I had been challenged up to this point, and not just physically, but emotionally. I had days of triggers and working on staying in the moment etc. It can be exhausting. We were walking along the beach in the gravel. The gravel was loose, in banks that were at least two feet high. As you stepped it would all loosen and you would slide down some. It was challenging, and this was the point I had lost it. I wanted to give up, was crying, was angry at the Coast Guard ship that was sailing by- because it wouldn’t stop to pick us up- I didn’t say I was rationale- I was aching etc. I had not been getting much sleep and in fact the previous night I fell asleep while I was sitting up on a log. Yep I was done in so many ways.

That night was also he night of the solo- which I had always found challenging. We were each allowed to have a small fire on the beach. Well, the bad day just continued as I had a hell of a time getting my fire going. I did eventually get it going and when dinner was delivered I couldn’t find my spoon, so ended up using a salty stick.

Once dinner was done, I sat at the fire and then decided this was where I was going to leave the pebbles I had brought with me. I had carried them in my pack all this time. I decided that I would place them in the fire, symbolic of the phoenix rising from the ashes. With that, there were tears and sadness, grief of what happened, grief of what should have been etc. I then went back to my tent and had a fitful night of sleep filled with nightmares.

The next morning, I was awake early so decided to walk down to the shoreline and do a smudge. As I walked past where I had the fire I looked to see if the stones had cracked at all.
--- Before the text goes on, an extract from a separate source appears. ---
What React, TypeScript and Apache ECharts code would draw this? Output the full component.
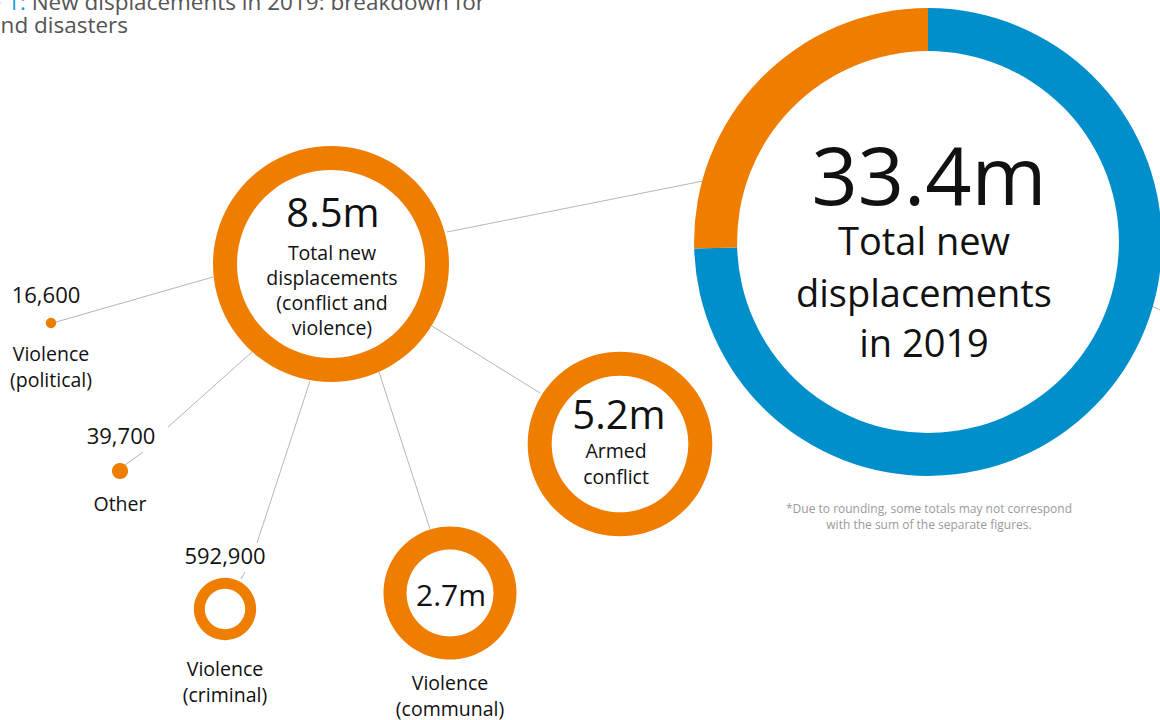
import React, { useEffect, useRef } from "react";
import * as echarts from "echarts";

const FONT = "'Open Sans', 'Noto Sans', sans-serif";
const ORANGE = "#ef7d00";
const BLUE = "#008fcb";
const LINE = "#b5b5b5";
const INK = "#111111";

// ---- data ----
const splitNames = ["Disasters", "Conflict and violence"];
const splitValues = [24900000, 8500000];
const splitColors = [BLUE, ORANGE];
const conflictTotal = 8500000;
const categories = ["Violence (political)", "Other", "Violence (criminal)", "Violence (communal)", "Armed conflict"];
const categoryValues = [16600, 39700, 592900, 2700000, 5200000];
const categoryLabels = ["16,600", "39,700", "592,900", "2.7m", "5.2m"];
const totalCaption = ["Total new", "displacements", "in 2019"];
const conflictCaption = ["Total new", "displacements", "(conflict and", "violence)"];
const captionLines = [["Violence", "(political)"], ["Other"], ["Violence", "(criminal)"], ["Violence", "(communal)"], ["Armed", "conflict"]];
const titleLine1Lead = "Figure 1:";
const titleLine1 = " New displacements in 2019: breakdown for";
const titleLine2 = "conflict and disasters";
const footnote = ["*Due to rounding, some totals may not correspond", "with the sum of the separate figures."];

// ---- layout (positions only) ----
const K = 118 / Math.sqrt(8500000); // px per sqrt(value): bubble area proportional to value
const rOf = (v: number) => K * Math.sqrt(v);
const bigCenter = [928, 242];
const bigRing = 43;
const conflictCenter = [331, 264];
const conflictRing = 24;
const catCenters = [[51, 323], [120, 471], [225, 609], [450, 593], [620, 444]];
const catRings = [0, 0, 11, 23, 24];

const fmtM = (v: number) => (v / 1e6).toFixed(1) + "m";

function ring(name: string, center: number[], r: number, ringW: number, data: any[], colors: string[]) {
  return {
    type: "pie",
    name,
    center,
    radius: [ringW > 0 ? r - ringW : 0, r],
    startAngle: 90,
    clockwise: true,
    silent: true,
    label: { show: false },
    labelLine: { show: false },
    emphasis: { disabled: true, scale: false },
    itemStyle: { borderWidth: 0 },
    color: colors,
    data,
  };
}

function txt(x: number, y: number, text: string, size: number, color = INK, align = "center", weight: any = "normal") {
  return {
    type: "text",
    x,
    y,
    silent: true,
    style: { text, x: 0, y: 0, fill: color, font: `${weight} ${size}px ${FONT}`, align, verticalAlign: "middle" },
  };
}

function ln(x1: number, y1: number, x2: number, y2: number) {
  return { type: "line", silent: true, shape: { x1, y1, x2, y2 }, style: { stroke: LINE, lineWidth: 1 } };
}

export default function App() {
  const ref = useRef<HTMLDivElement>(null);
  useEffect(() => {
    document.body.style.margin = "0";
    const chart = echarts.init(ref.current!, undefined, { renderer: "svg" });
    const total = splitValues.reduce((a, b) => a + b, 0);
    const series: any[] = [];
    series.push(
      ring("Total", bigCenter, rOf(total), bigRing,
        splitNames.map((n, i) => ({ name: n, value: splitValues[i] })), splitColors)
    );
    series.push(ring("Conflict", conflictCenter, rOf(conflictTotal), conflictRing,
      [{ name: "Conflict and violence", value: conflictTotal }], [ORANGE]));
    categories.forEach((c, i) => {
      series.push(ring(c, catCenters[i], rOf(categoryValues[i]), catRings[i],
        [{ name: c, value: categoryValues[i] }], [ORANGE]));
    });

    const g: any[] = [];
    // connectors
    g.push(ln(447, 232, 703, 181));
    g.push(ln(213, 277, 56, 322));
    g.push(ln(252, 352, 168, 427));
    g.push(ln(143, 452, 125, 465));
    g.push(ln(310, 381, 257, 543));
    g.push(ln(245, 572, 241, 579));
    g.push(ln(379, 372, 430, 529));
    g.push(ln(432, 326, 540, 393));
    g.push(ln(1150, 305, 1162, 311));

    // title (cropped at the top-left edge, as in the reference)
    g.push({
      type: "text", x: 485, y: 1, silent: true,
      style: {
        text: `{b|${titleLine1Lead}}{g|${titleLine1}}`, x: 0, y: 0, align: "right", verticalAlign: "middle",
        rich: {
          b: { fill: "#1a9fd9", font: `normal 22.5px ${FONT}` },
          g: { fill: "#555555", font: `normal 22.5px ${FONT}` },
        },
      },
    });
    g.push(txt(128, 24, titleLine2, 22.5, "#555555", "right"));

    // big donut text
    g.push(txt(929, 173, fmtM(total), 81));
    [240, 292, 342].forEach((y, i) => g.push(txt(924, y, totalCaption[i], 38)));

    // conflict donut text
    g.push(txt(333, 211, fmtM(conflictTotal), 40));
    [252, 277, 302, 327].forEach((y, i) => g.push(txt(332, y, conflictCaption[i], 19.5)));

    // political
    g.push(txt(46, 294, categoryLabels[0], 22));
    g.push(txt(51, 353, captionLines[0][0], 19.5));
    g.push(txt(51, 379, captionLines[0][1], 19.5));
    // other
    g.push(txt(121, 435, categoryLabels[1], 22));
    g.push(txt(120, 503, captionLines[1][0], 19.5));
    // criminal
    g.push(txt(225, 555, categoryLabels[2], 22));
    g.push(txt(225, 668, captionLines[2][0], 19.5));
    g.push(txt(225, 694, captionLines[2][1], 19.5));
    // communal
    g.push(txt(451, 594, categoryLabels[3], 30));
    g.push(txt(450, 682, captionLines[3][0], 19.5));
    g.push(txt(450, 708, captionLines[3][1], 19.5));
    // armed conflict
    g.push(txt(619, 413, categoryLabels[4], 40));
    g.push(txt(616, 450, captionLines[4][0], 19.5));
    g.push(txt(616, 476, captionLines[4][1], 19.5));

    // footnote
    g.push(txt(929, 508, footnote[0], 12, "#9a9a9a"));
    g.push(txt(929, 524, footnote[1], 12, "#9a9a9a"));

    chart.setOption({
      animation: false,
      backgroundColor: "#ffffff",
      series,
      graphic: { elements: g },
    });
    return () => chart.dispose();
  }, []);
  return <div ref={ref} style={{ width: 1160, height: 720, position: "absolute", left: 0, top: 0 }} />;
}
There was no evidence of the fire or the stones. The tide had come in and taken it all away, and left behind a beautifully clean sandy beach. The tide and Mother Nature also left me a beautiful gift. Where the tide line had been, was a line of lovely assorted Limpet, Whelk and other various small shells.

I then went down to the shore line- it was low tide. I walked along the hard, compact sand, did a smudge and after as I looked up, in the distance I saw the spray and backs of Grey whales. It was magical. Once again nature had gentle taken my pain, showing me beauty and opened a window to see beauty in myself. I had found my rhythm, it was new, different then before, more of my own- as opposed to others- and I felt lighter and stronger.

As I mentioned earlier, this memory had been playing in my head as I was struggling a few weeks back. It was a good reminder that I will once again find my rhythm and I have, and I am very happy about that.

Tomorrow a group of us are hiking into Cape Scot Park. We are hiking into Nils Bight, staying for a few nights and do some exploring, go the Cape Scott lighthouse, taking time to relax and recharge. The last couple of weekends we have been doing some day hikes here, up into Mt Washington. We hit some mud and snow but there was something I noticed. I am now able to relax into those hikes. To smell the forest and enjoy it- not be triggered, to relax into my breath when I am struggling on the trail and stay in the moment. This makes hiking so much easier and more enjoyable. I know a lot of what I learned on the Tour Du Mont trek has helped me with this, and knowing that I can push my body and I am safe is a gift beyond words. I also know that if I didn’t have the prior Outward Bound experiences, the lessons in the Alps would not have happened.

On this Cape Scot trip- we will have rain, we will get wet, but I know I am safe, I am supported and I am not alone. I will be challenged, but I can do this. I will learn about the others, myself and Mother Nature will once again allow and support me to heal at a deeper level. There will be swearing, there will be laughter and there will be moments of incredible awe in the beauty and the fact that I am able to do this. I also have many skills I have learned form Outward Bound, to help support myself, and the others to stay safe, dry and enjoy the beauty that is nature, be restored and we will all come back stronger and better for it.

Stay safe everyone, be good to yourselves and everyone else, and be gentle and kind. I will speak to you on the flip side.